• [Data block]:
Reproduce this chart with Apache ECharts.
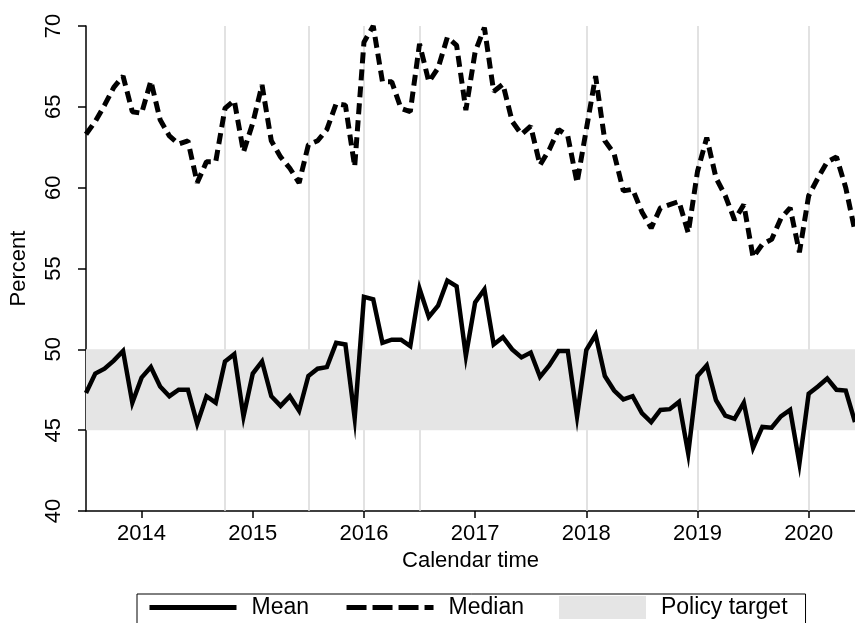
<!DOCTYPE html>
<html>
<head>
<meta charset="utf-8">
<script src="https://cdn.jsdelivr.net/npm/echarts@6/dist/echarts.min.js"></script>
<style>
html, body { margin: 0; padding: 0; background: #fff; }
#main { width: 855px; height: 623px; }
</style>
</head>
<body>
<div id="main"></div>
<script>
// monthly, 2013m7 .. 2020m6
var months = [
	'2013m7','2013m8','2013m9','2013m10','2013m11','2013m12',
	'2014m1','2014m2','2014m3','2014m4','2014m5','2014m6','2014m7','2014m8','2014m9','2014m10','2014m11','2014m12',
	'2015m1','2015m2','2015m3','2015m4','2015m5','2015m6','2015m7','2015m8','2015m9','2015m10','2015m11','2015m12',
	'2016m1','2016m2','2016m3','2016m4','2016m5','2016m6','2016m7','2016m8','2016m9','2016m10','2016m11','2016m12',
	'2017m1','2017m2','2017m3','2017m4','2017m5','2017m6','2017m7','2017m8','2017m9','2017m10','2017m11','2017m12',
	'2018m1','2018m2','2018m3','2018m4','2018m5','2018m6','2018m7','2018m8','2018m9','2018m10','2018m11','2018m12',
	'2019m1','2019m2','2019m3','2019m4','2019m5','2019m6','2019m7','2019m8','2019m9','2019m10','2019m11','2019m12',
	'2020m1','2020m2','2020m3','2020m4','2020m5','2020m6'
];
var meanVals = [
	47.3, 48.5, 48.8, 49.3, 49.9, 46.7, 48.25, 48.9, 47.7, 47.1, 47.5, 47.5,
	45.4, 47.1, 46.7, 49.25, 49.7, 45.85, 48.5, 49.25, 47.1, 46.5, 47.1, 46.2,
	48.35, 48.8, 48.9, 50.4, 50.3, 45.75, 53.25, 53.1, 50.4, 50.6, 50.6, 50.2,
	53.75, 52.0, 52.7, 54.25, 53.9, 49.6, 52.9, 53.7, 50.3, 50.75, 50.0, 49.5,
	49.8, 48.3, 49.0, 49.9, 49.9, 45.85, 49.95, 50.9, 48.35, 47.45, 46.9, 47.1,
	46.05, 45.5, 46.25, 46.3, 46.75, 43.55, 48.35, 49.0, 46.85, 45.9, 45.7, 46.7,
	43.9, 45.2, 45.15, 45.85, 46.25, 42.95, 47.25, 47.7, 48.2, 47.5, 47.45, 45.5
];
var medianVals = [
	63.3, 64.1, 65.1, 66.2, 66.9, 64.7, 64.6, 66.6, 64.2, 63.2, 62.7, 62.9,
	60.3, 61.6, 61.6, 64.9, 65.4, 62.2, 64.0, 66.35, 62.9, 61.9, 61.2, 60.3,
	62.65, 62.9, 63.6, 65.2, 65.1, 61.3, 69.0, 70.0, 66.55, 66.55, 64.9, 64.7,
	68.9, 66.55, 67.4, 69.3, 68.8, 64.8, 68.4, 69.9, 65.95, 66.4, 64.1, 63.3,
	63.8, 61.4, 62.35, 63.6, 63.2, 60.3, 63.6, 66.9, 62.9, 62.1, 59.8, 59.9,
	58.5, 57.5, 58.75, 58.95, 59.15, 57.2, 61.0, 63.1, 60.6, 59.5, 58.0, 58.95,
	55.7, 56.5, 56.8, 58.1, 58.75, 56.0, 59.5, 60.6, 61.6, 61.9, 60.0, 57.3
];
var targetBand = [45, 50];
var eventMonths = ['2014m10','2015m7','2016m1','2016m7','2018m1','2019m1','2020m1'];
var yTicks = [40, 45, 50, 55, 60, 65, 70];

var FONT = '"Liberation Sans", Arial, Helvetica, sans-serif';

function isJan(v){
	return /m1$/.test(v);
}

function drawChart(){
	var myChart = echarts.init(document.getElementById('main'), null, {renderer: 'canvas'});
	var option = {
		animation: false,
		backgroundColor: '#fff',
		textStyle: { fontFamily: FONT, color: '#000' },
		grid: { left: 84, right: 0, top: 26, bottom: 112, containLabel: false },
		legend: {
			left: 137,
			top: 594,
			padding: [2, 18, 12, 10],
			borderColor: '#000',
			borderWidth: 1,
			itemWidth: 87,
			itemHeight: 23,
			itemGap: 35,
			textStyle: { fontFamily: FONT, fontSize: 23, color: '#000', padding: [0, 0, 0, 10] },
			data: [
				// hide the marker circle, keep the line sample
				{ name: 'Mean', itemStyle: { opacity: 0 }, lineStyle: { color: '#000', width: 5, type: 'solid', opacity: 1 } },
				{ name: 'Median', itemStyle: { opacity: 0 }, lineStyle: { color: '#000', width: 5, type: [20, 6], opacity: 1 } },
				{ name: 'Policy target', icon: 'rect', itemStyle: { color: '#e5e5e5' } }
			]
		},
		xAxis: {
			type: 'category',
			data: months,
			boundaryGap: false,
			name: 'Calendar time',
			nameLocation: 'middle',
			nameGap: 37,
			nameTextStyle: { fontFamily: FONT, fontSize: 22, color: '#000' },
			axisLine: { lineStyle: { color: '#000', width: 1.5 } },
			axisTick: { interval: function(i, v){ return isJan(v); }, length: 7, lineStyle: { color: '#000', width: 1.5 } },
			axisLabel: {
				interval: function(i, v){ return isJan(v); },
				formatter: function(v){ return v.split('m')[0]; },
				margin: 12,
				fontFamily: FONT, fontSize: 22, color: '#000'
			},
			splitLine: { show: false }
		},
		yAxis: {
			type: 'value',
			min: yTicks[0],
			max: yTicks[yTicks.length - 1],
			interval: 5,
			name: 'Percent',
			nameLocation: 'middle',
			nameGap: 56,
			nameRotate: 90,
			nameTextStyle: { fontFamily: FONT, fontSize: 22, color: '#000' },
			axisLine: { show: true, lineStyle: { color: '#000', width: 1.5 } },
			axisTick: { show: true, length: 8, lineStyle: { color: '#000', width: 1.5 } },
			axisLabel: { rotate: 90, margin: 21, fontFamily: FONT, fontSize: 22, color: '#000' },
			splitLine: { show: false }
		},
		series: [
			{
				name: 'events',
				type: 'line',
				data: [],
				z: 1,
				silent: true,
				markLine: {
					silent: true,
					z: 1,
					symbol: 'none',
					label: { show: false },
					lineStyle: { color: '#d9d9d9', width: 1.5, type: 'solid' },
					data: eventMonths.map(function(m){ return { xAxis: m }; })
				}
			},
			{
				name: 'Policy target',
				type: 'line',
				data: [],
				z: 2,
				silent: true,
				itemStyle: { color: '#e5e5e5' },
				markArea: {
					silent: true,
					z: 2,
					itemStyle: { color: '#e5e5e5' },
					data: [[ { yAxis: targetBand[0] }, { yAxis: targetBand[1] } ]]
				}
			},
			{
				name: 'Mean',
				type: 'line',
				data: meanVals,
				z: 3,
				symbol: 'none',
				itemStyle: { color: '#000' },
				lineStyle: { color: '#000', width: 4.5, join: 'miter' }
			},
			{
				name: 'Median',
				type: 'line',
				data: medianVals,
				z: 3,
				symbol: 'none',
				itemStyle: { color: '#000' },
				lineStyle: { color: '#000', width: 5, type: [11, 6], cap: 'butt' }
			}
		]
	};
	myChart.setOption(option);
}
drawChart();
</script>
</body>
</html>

• [Your goal]: Omit each picture, then return all of the listing exactly as it stands.

• [Output of the exercise]:
Reproduce this chart with Apache ECharts.
<!DOCTYPE html>
<html>
<head>
<meta charset="utf-8">
<script src="https://cdn.jsdelivr.net/npm/echarts@6/dist/echarts.min.js"></script>
<style>
html, body { margin: 0; padding: 0; background: #fff; }
#main { width: 855px; height: 623px; }
</style>
</head>
<body>
<div id="main"></div>
<script>
// monthly, 2013m7 .. 2020m6
var months = [
	'2013m7','2013m8','2013m9','2013m10','2013m11','2013m12',
	'2014m1','2014m2','2014m3','2014m4','2014m5','2014m6','2014m7','2014m8','2014m9','2014m10','2014m11','2014m12',
	'2015m1','2015m2','2015m3','2015m4','2015m5','2015m6','2015m7','2015m8','2015m9','2015m10','2015m11','2015m12',
	'2016m1','2016m2','2016m3','2016m4','2016m5','2016m6','2016m7','2016m8','2016m9','2016m10','2016m11','2016m12',
	'2017m1','2017m2','2017m3','2017m4','2017m5','2017m6','2017m7','2017m8','2017m9','2017m10','2017m11','2017m12',
	'2018m1','2018m2','2018m3','2018m4','2018m5','2018m6','2018m7','2018m8','2018m9','2018m10','2018m11','2018m12',
	'2019m1','2019m2','2019m3','2019m4','2019m5','2019m6','2019m7','2019m8','2019m9','2019m10','2019m11','2019m12',
	'2020m1','2020m2','2020m3','2020m4','2020m5','2020m6'
];
var meanVals = [
	47.3, 48.5, 48.8, 49.3, 49.9, 46.7, 48.25, 48.9, 47.7, 47.1, 47.5, 47.5,
	45.4, 47.1, 46.7, 49.25, 49.7, 45.85, 48.5, 49.25, 47.1, 46.5, 47.1, 46.2,
	48.35, 48.8, 48.9, 50.4, 50.3, 45.75, 53.25, 53.1, 50.4, 50.6, 50.6, 50.2,
	53.75, 52.0, 52.7, 54.25, 53.9, 49.6, 52.9, 53.7, 50.3, 50.75, 50.0, 49.5,
	49.8, 48.3, 49.0, 49.9, 49.9, 45.85, 49.95, 50.9, 48.35, 47.45, 46.9, 47.1,
	46.05, 45.5, 46.25, 46.3, 46.75, 43.55, 48.35, 49.0, 46.85, 45.9, 45.7, 46.7,
	43.9, 45.2, 45.15, 45.85, 46.25, 42.95, 47.25, 47.7, 48.2, 47.5, 47.45, 45.5
];
var medianVals = [
	63.3, 64.1, 65.1, 66.2, 66.9, 64.7, 64.6, 66.6, 64.2, 63.2, 62.7, 62.9,
	60.3, 61.6, 61.6, 64.9, 65.4, 62.2, 64.0, 66.35, 62.9, 61.9, 61.2, 60.3,
	62.65, 62.9, 63.6, 65.2, 65.1, 61.3, 69.0, 70.0, 66.55, 66.55, 64.9, 64.7,
	68.9, 66.55, 67.4, 69.3, 68.8, 64.8, 68.4, 69.9, 65.95, 66.4, 64.1, 63.3,
	63.8, 61.4, 62.35, 63.6, 63.2, 60.3, 63.6, 66.9, 62.9, 62.1, 59.8, 59.9,
	58.5, 57.5, 58.75, 58.95, 59.15, 57.2, 61.0, 63.1, 60.6, 59.5, 58.0, 58.95,
	55.7, 56.5, 56.8, 58.1, 58.75, 56.0, 59.5, 60.6, 61.6, 61.9, 60.0, 57.3
];
var targetBand = [45, 50];
var eventMonths = ['2014m10','2015m7','2016m1','2016m7','2018m1','2019m1','2020m1'];
var yTicks = [40, 45, 50, 55, 60, 65, 70];

var FONT = '"Liberation Sans", Arial, Helvetica, sans-serif';

function isJan(v){
	return /m1$/.test(v);
}

function drawChart(){
	var myChart = echarts.init(document.getElementById('main'), null, {renderer: 'canvas'});
	var option = {
		animation: false,
		backgroundColor: '#fff',
		textStyle: { fontFamily: FONT, color: '#000' },
		grid: { left: 84, right: 0, top: 26, bottom: 112, containLabel: false },
		legend: {
			left: 137,
			top: 594,
			padding: [2, 18, 12, 10],
			borderColor: '#000',
			borderWidth: 1,
			itemWidth: 87,
			itemHeight: 23,
			itemGap: 35,
			textStyle: { fontFamily: FONT, fontSize: 23, color: '#000', padding: [0, 0, 0, 10] },
			data: [
				// hide the marker circle, keep the line sample
				{ name: 'Mean', itemStyle: { opacity: 0 }, lineStyle: { color: '#000', width: 5, type: 'solid', opacity: 1 } },
				{ name: 'Median', itemStyle: { opacity: 0 }, lineStyle: { color: '#000', width: 5, type: [20, 6], opacity: 1 } },
				{ name: 'Policy target', icon: 'rect', itemStyle: { color: '#e5e5e5' } }
			]
		},
		xAxis: {
			type: 'category',
			data: months,
			boundaryGap: false,
			name: 'Calendar time',
			nameLocation: 'middle',
			nameGap: 37,
			nameTextStyle: { fontFamily: FONT, fontSize: 22, color: '#000' },
			axisLine: { lineStyle: { color: '#000', width: 1.5 } },
			axisTick: { interval: function(i, v){ return isJan(v); }, length: 7, lineStyle: { color: '#000', width: 1.5 } },
			axisLabel: {
				interval: function(i, v){ return isJan(v); },
				formatter: function(v){ return v.split('m')[0]; },
				margin: 12,
				fontFamily: FONT, fontSize: 22, color: '#000'
			},
			splitLine: { show: false }
		},
		yAxis: {
			type: 'value',
			min: yTicks[0],
			max: yTicks[yTicks.length - 1],
			interval: 5,
			name: 'Percent',
			nameLocation: 'middle',
			nameGap: 56,
			nameRotate: 90,
			nameTextStyle: { fontFamily: FONT, fontSize: 22, color: '#000' },
			axisLine: { show: true, lineStyle: { color: '#000', width: 1.5 } },
			axisTick: { show: true, length: 8, lineStyle: { color: '#000', width: 1.5 } },
			axisLabel: { rotate: 90, margin: 21, fontFamily: FONT, fontSize: 22, color: '#000' },
			splitLine: { show: false }
		},
		series: [
			{
				name: 'events',
				type: 'line',
				data: [],
				z: 1,
				silent: true,
				markLine: {
					silent: true,
					z: 1,
					symbol: 'none',
					label: { show: false },
					lineStyle: { color: '#d9d9d9', width: 1.5, type: 'solid' },
					data: eventMonths.map(function(m){ return { xAxis: m }; })
				}
			},
			{
				name: 'Policy target',
				type: 'line',
				data: [],
				z: 2,
				silent: true,
				itemStyle: { color: '#e5e5e5' },
				markArea: {
					silent: true,
					z: 2,
					itemStyle: { color: '#e5e5e5' },
					data: [[ { yAxis: targetBand[0] }, { yAxis: targetBand[1] } ]]
				}
			},
			{
				name: 'Mean',
				type: 'line',
				data: meanVals,
				z: 3,
				symbol: 'none',
				itemStyle: { color: '#000' },
				lineStyle: { color: '#000', width: 4.5, join: 'miter' }
			},
			{
				name: 'Median',
				type: 'line',
				data: medianVals,
				z: 3,
				symbol: 'none',
				itemStyle: { color: '#000' },
				lineStyle: { color: '#000', width: 5, type: [11, 6], cap: 'butt' }
			}
		]
	};
	myChart.setOption(option);
}
drawChart();
</script>
</body>
</html>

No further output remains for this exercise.